Parenting

What Making Time For Your Marriage Really Means

by Christine Organ
Updated: 
Originally Published: 
Image via Shutterstock

One of the most common pieces of marriage advice is that you must make time for each other. We read about the importance of “couple time” in self-help books and magazine articles. We listen to seasoned married couples tell us how important it is to make time for each other. And we hear talk show hosts and self-prescribed experts tell us that we can’t let parenthood take priority over marriage.

This is all well and good, but what these books and experts don’t always say is that the definition of “making time for your marriage” changes as a marriage evolves. Making time for marriage used to mean weeklong vacations, regular date nights, and Sunday mornings in bed. But as a marriage progresses—and especially after kids enter the picture—“making time” takes on a whole new meaning. Making time for marriage requires flexibility, patience, and a whole lot of creativity.

Making time for your marriage means a long hug or a quick butt squeeze in the kitchen.

Making time for your marriage means emailing and texting 50 times a day about things like grocery lists and soccer practice and your mother-in-law’s birthday because it means more time to actually talk when you’re together.

Making time for your marriage means laughing at the first 10 minutes of Saturday Night Live together before one (or both) of you falls asleep on the couch.

Making time for your marriage means trying eight times to finish a sentence, interrupted with a “Daddy, guess what?!” each time, and then finally giving up with a sigh and a smile, because whatever you were going to say can wait.

Making time for your marriage means quickies in the bathroom while the kids watch Saturday morning cartoons.

Making time for your marriage means laughing at inside jokes no one else understands even if you drive people bonkers in the process.

Making time for your marriage means a few minutes awake in bed in the early morning pre-dawn hours, limbs twisted and breathing in sync, before a parade of children comes crashing through the door demanding cereal and cartoons and diaper changes.

Making time for your marriage means sending tacky emoji-filled texts, forwarding dirty jokes in the middle of the afternoon because it might make him laugh in the middle of a conference call, and every once in a while sexting a photo of your boobs (via Snapchat, of course, so the kids don’t find it when they grab your phone to play Minecraft).

Making time for your marriage means a shoulder rub in the two minutes between tucking the kids in at night and a child popping out to tell you that his nose is itchy and he needs another drink of water.

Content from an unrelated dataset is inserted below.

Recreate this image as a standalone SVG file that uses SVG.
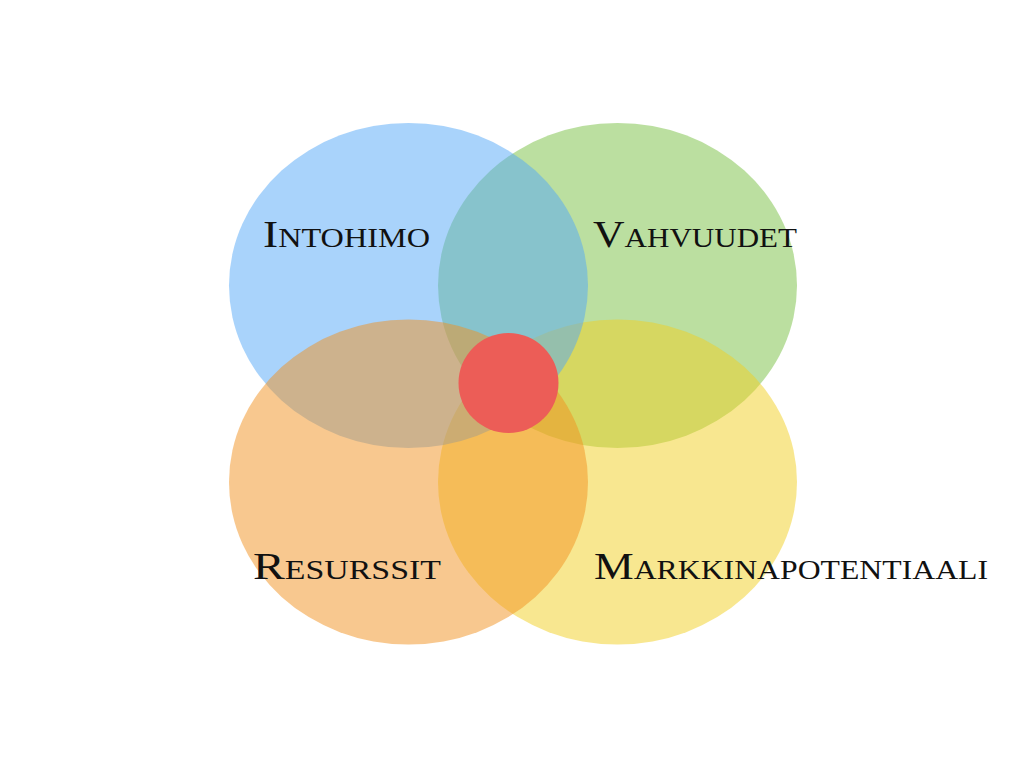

Making time for your marriage means the occasional date night when you vow not to talk about the kids, but you start talking about them before you’ve finished your first drink.

Making time for your marriage means long conversations in the minivan on the drive home from the zoo while the kids sleep in the backseat.

Making time for your marriage means browsing the aisles at Target together on a Friday night because one of you wants to look at patio furniture, the other wants new sunglasses, and you’re out of milk.

Making time for your marriage means forgiveness—lots and lots of forgiveness—because you’re too damn tired to fight about it anymore.

Making time for your marriage means dreaming about a future together and remembering a past together for about three minutes before you are snapped back to reality by a toddler peeing on the kitchen floor.